Monday morning — are you ready for some pink?
’cause, boy, do I have some pink for you. . .
Pink bleeding heart (Dicentra formosa, native to the Pacific Northwest, so very easy-care in my garden)
Rhododendron ‘Temple Belle’ a week or so ago, when the buds were just beginning to relax themselves open . . .
their colour still intensely concentrated
And then yesterday, with the flowers released open into the palest, prettiest pink
I’ve even “borrowed” some pink, as if I don’t have enough in my own garden — I took this photo, pulling the neighbour’s fabulous cherry tree into my landscape. . .
Well, wouldn’t you?
It’s carrying on the loveliest conversation with the broad-leaf maple’s acid-green flowers and the burgundy leaves of the potted Japanese maple.
More Rhodo ‘Temple Belle” (I first heard this name as Temple Bells, and honestly, I still imagine these sweet washed-out pink flowers as dangling melodiously, ready to ring out a chime to match their colour . . .
We bought the rough wooden sculpture from an island artisan many years ago.
She was grateful to find a home for it
and she and her partner moved away not too long after, but I think of them when I admire the way the roughness of this aged wood sets off the sweet prettiness of this floral show.
I should warn you: I was playing quite a bit with my camera this weekend, in the garden, and there may be other posts of this ilk. I also have a What I Wore post lined up and a few other ideas. But that’s later. We should be living in the moment, no? And it’s Monday! Monday with Pink — Enjoy!
Oh my! Pink in such glorious excess! There can never be too much of your garden posts.
Glad you enjoy, Mardel! I'm never quite sure whether I'm overdoing it in my own unbridled enthusiasm to share the garden pretty!
So beautiful! The garden is really about a month ahead. The Wet Coast has had a beautiful spring.
It is definitely ahead — my muguet des bois is beginning to bloom, and generally it waits for May to do that.
Spring is here! Favourite time. And, talk about living in the moment, I have discovered a blackbird building her nest in the clematis outside my kitchen door. Chicks – fingers crossed…

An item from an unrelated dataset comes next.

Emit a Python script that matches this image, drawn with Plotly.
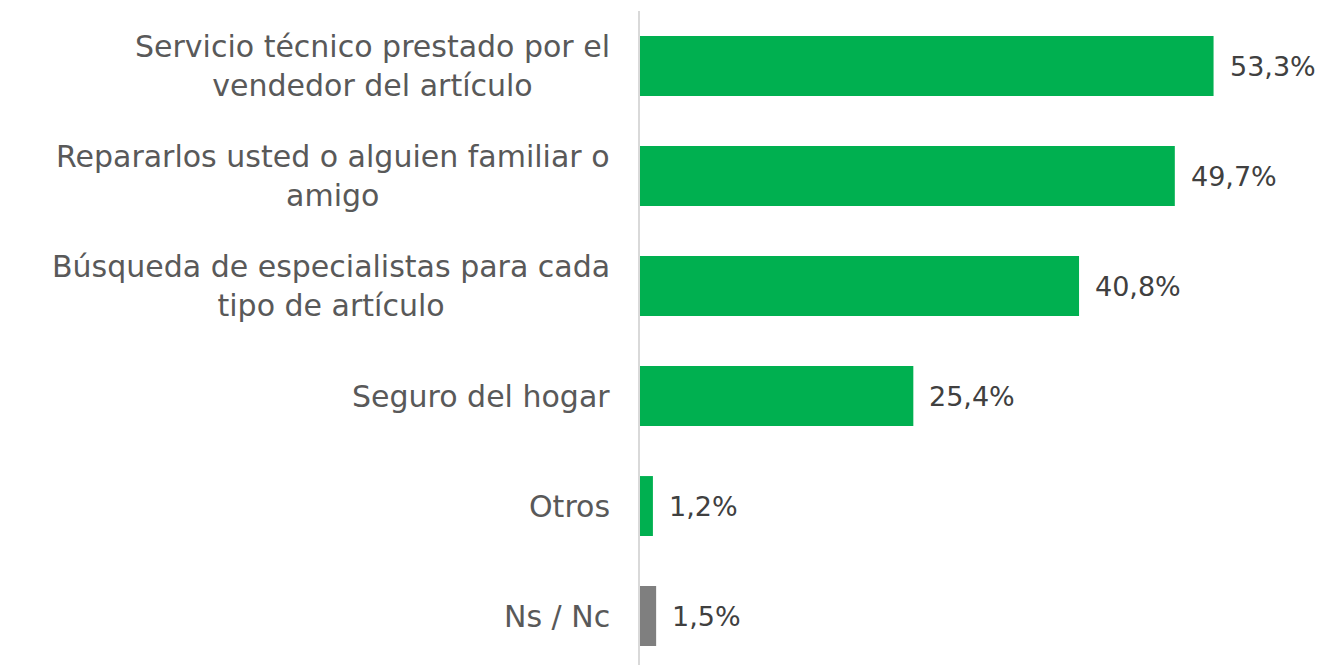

OH, lucky you! Won't it be wonderful to watch the family grow!
Thank you for the pink! All we have here is gray, it's a dreary, rainy day. But the forsythias are blooming, and there are buds on the magnolias. We have two, a large old one with pink flowers, and a new small one, planted two summers ago, with soft yellow flowers. I was worried about the small one because last fall a deer scraped off bark all around it. I hadn't known enough to worry about this, and I was sick when I saw it. I hope that the buds are a good sign.
Forsythia's a good start — sounds as if spring will soon be pushing your drear out of the way. We had similar damage down to our gingko tree's bark a few years ago, but it seems to have weathered the trauma alright. Hope your magnolia does the same — haven't seen many with those yellow flowers.
Wonderful, intense pink! It's such a glorious sight in spring. Great photos.
Doesn't it seem to be just what we want in spring, that pink?